* _EXERCISE DESCRIPTION_
Extract each line of the material that follows exactly and omit its pictures.

________________

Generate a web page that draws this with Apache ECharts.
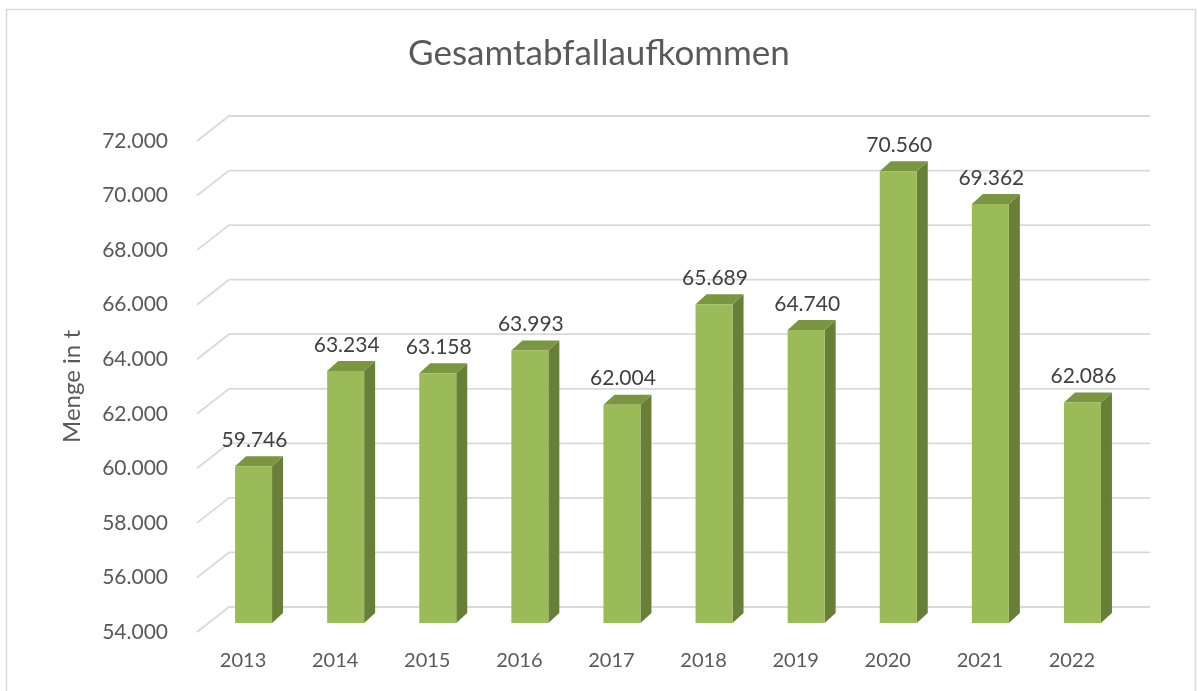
<!DOCTYPE html>
<html>
<head>
<meta charset="utf-8">
<script src="https://cdn.jsdelivr.net/npm/echarts@6/dist/echarts.min.js"></script>
<style>
  html, body { margin: 0; padding: 0; background: #fff; }
  #chart { width: 1198px; height: 691px; }
</style>
</head>
<body>
<div id="chart"></div>
<script>
    // Daten
    const years = ['2013', '2014', '2015', '2016', '2017', '2018', '2019', '2020', '2021', '2022'];
    const mengen = [59746, 63234, 63158, 63993, 62004, 65689, 64740, 70560, 69362, 62086];
    const yTicks = [54000, 56000, 58000, 60000, 62000, 64000, 66000, 68000, 70000, 72000];

    const FONT = 'Lato, "Liberation Sans", sans-serif';
    const TEXT = '#595959';

    // Tausenderpunkt wie im Original
    function fmt(v) {
        return String(v).replace(/\B(?=(\d{3})+(?!\d))/g, '.');
    }

    let myChart = echarts.init(document.getElementById('chart'));

    myChart.setOption({
        animation: false,
        title: {
            text: 'Gesamtabfallaufkommen',
            left: 'center',
            top: 31,
            textStyle: { fontFamily: FONT, fontSize: 35, fontWeight: 'normal', color: TEXT }
        },
        graphic: [{
            type: 'rect',
            shape: { x: 6.5, y: 9.5, width: 1189, height: 700 },
            style: { fill: null, stroke: '#d9d9d9', lineWidth: 1.5 },
            silent: true
        }],
        grid: { left: 197, right: 80, top: 141, bottom: 59 },
        xAxis: {
            type: 'category',
            data: years,
            axisLine: { show: false },
            axisTick: { show: false },
            axisLabel: { margin: 19, fontFamily: FONT, fontSize: 20, color: TEXT }
        },
        yAxis: {
            type: 'value',
            min: 54000,
            max: 72000,
            interval: 2000,
            name: 'Menge in t',
            nameLocation: 'middle',
            nameRotate: 90,
            nameGap: 113,
            nameTextStyle: { fontFamily: FONT, fontSize: 24, color: TEXT },
            splitLine: { show: false },
            axisLine: { show: false },
            axisTick: { show: false },
            axisLabel: { margin: 29, fontFamily: FONT, fontSize: 21, color: TEXT, formatter: fmt }
        },
        series: [
            {
                // Gitterlinien mit perspektivischem Knick links
                type: 'custom',
                silent: true,
                z: 1,
                data: yTicks,
                encode: { y: 0 },
                renderItem: function (params, api) {
                    const cs = params.coordSys;
                    const y = api.coord([0, api.value(0)])[1];
                    return {
                        type: 'polyline',
                        shape: {
                            points: [
                                [cs.x, y],
                                [cs.x + 32, y - 25],
                                [cs.x + cs.width + 32, y - 25]
                            ]
                        },
                        style: { fill: null, stroke: '#d9d9d9', lineWidth: 1.8 }
                    };
                }
            },
            {
                // 3D-Säulen
                type: 'custom',
                z: 2,
                data: mengen.map(function (v, i) { return [i, v]; }),
                encode: { x: 0, y: 1 },
                renderItem: function (params, api) {
                    const i = api.value(0);
                    const v = api.value(1);
                    const top = api.coord([i, v]);
                    const bot = api.coord([i, 54000]);
                    const w = 37, dx = 11, dy = 10;
                    const x0 = top[0] + 10.5 - w / 2;
                    const x1 = x0 + w;
                    const yt = top[1] - 9;
                    const yb = bot[1] - 9;
                    return {
                        type: 'group',
                        children: [
                            {
                                type: 'polygon',
                                shape: { points: [[x1, yt], [x1 + dx, yt - dy], [x1 + dx, yb - dy], [x1, yb]] },
                                style: { fill: '#677F36' }
                            },
                            {
                                type: 'polygon',
                                shape: { points: [[x0, yt], [x0 + dx, yt - dy], [x1 + dx, yt - dy], [x1, yt]] },
                                style: { fill: '#7A9641' }
                            },
                            {
                                type: 'rect',
                                shape: { x: x0, y: yt, width: w, height: yb - yt },
                                style: { fill: '#9BBB59' }
                            },
                            {
                                type: 'text',
                                x: (x0 + x1) / 2 + 1,
                                y: yt - dy - 16,
                                style: {
                                    text: fmt(v),
                                    fontFamily: FONT,
                                    fontSize: 21,
                                    fill: '#404040',
                                    align: 'center',
                                    verticalAlign: 'middle'
                                }
                            }
                        ]
                    };
                }
            }
        ]
    });
</script>
</body>
</html>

________________

* _SOLUTION TO THE EXERCISE_
Generate a web page that draws this with Apache ECharts.
<!DOCTYPE html>
<html>
<head>
<meta charset="utf-8">
<script src="https://cdn.jsdelivr.net/npm/echarts@6/dist/echarts.min.js"></script>
<style>
  html, body { margin: 0; padding: 0; background: #fff; }
  #chart { width: 1198px; height: 691px; }
</style>
</head>
<body>
<div id="chart"></div>
<script>
    // Daten
    const years = ['2013', '2014', '2015', '2016', '2017', '2018', '2019', '2020', '2021', '2022'];
    const mengen = [59746, 63234, 63158, 63993, 62004, 65689, 64740, 70560, 69362, 62086];
    const yTicks = [54000, 56000, 58000, 60000, 62000, 64000, 66000, 68000, 70000, 72000];

    const FONT = 'Lato, "Liberation Sans", sans-serif';
    const TEXT = '#595959';

    // Tausenderpunkt wie im Original
    function fmt(v) {
        return String(v).replace(/\B(?=(\d{3})+(?!\d))/g, '.');
    }

    let myChart = echarts.init(document.getElementById('chart'));

    myChart.setOption({
        animation: false,
        title: {
            text: 'Gesamtabfallaufkommen',
            left: 'center',
            top: 31,
            textStyle: { fontFamily: FONT, fontSize: 35, fontWeight: 'normal', color: TEXT }
        },
        graphic: [{
            type: 'rect',
            shape: { x: 6.5, y: 9.5, width: 1189, height: 700 },
            style: { fill: null, stroke: '#d9d9d9', lineWidth: 1.5 },
            silent: true
        }],
        grid: { left: 197, right: 80, top: 141, bottom: 59 },
        xAxis: {
            type: 'category',
            data: years,
            axisLine: { show: false },
            axisTick: { show: false },
            axisLabel: { margin: 19, fontFamily: FONT, fontSize: 20, color: TEXT }
        },
        yAxis: {
            type: 'value',
            min: 54000,
            max: 72000,
            interval: 2000,
            name: 'Menge in t',
            nameLocation: 'middle',
            nameRotate: 90,
            nameGap: 113,
            nameTextStyle: { fontFamily: FONT, fontSize: 24, color: TEXT },
            splitLine: { show: false },
            axisLine: { show: false },
            axisTick: { show: false },
            axisLabel: { margin: 29, fontFamily: FONT, fontSize: 21, color: TEXT, formatter: fmt }
        },
        series: [
            {
                // Gitterlinien mit perspektivischem Knick links
                type: 'custom',
                silent: true,
                z: 1,
                data: yTicks,
                encode: { y: 0 },
                renderItem: function (params, api) {
                    const cs = params.coordSys;
                    const y = api.coord([0, api.value(0)])[1];
                    return {
                        type: 'polyline',
                        shape: {
                            points: [
                                [cs.x, y],
                                [cs.x + 32, y - 25],
                                [cs.x + cs.width + 32, y - 25]
                            ]
                        },
                        style: { fill: null, stroke: '#d9d9d9', lineWidth: 1.8 }
                    };
                }
            },
            {
                // 3D-Säulen
                type: 'custom',
                z: 2,
                data: mengen.map(function (v, i) { return [i, v]; }),
                encode: { x: 0, y: 1 },
                renderItem: function (params, api) {
                    const i = api.value(0);
                    const v = api.value(1);
                    const top = api.coord([i, v]);
                    const bot = api.coord([i, 54000]);
                    const w = 37, dx = 11, dy = 10;
                    const x0 = top[0] + 10.5 - w / 2;
                    const x1 = x0 + w;
                    const yt = top[1] - 9;
                    const yb = bot[1] - 9;
                    return {
                        type: 'group',
                        children: [
                            {
                                type: 'polygon',
                                shape: { points: [[x1, yt], [x1 + dx, yt - dy], [x1 + dx, yb - dy], [x1, yb]] },
                                style: { fill: '#677F36' }
                            },
                            {
                                type: 'polygon',
                                shape: { points: [[x0, yt], [x0 + dx, yt - dy], [x1 + dx, yt - dy], [x1, yt]] },
                                style: { fill: '#7A9641' }
                            },
                            {
                                type: 'rect',
                                shape: { x: x0, y: yt, width: w, height: yb - yt },
                                style: { fill: '#9BBB59' }
                            },
                            {
                                type: 'text',
                                x: (x0 + x1) / 2 + 1,
                                y: yt - dy - 16,
                                style: {
                                    text: fmt(v),
                                    fontFamily: FONT,
                                    fontSize: 21,
                                    fill: '#404040',
                                    align: 'center',
                                    verticalAlign: 'middle'
                                }
                            }
                        ]
                    };
                }
            }
        ]
    });
</script>
</body>
</html>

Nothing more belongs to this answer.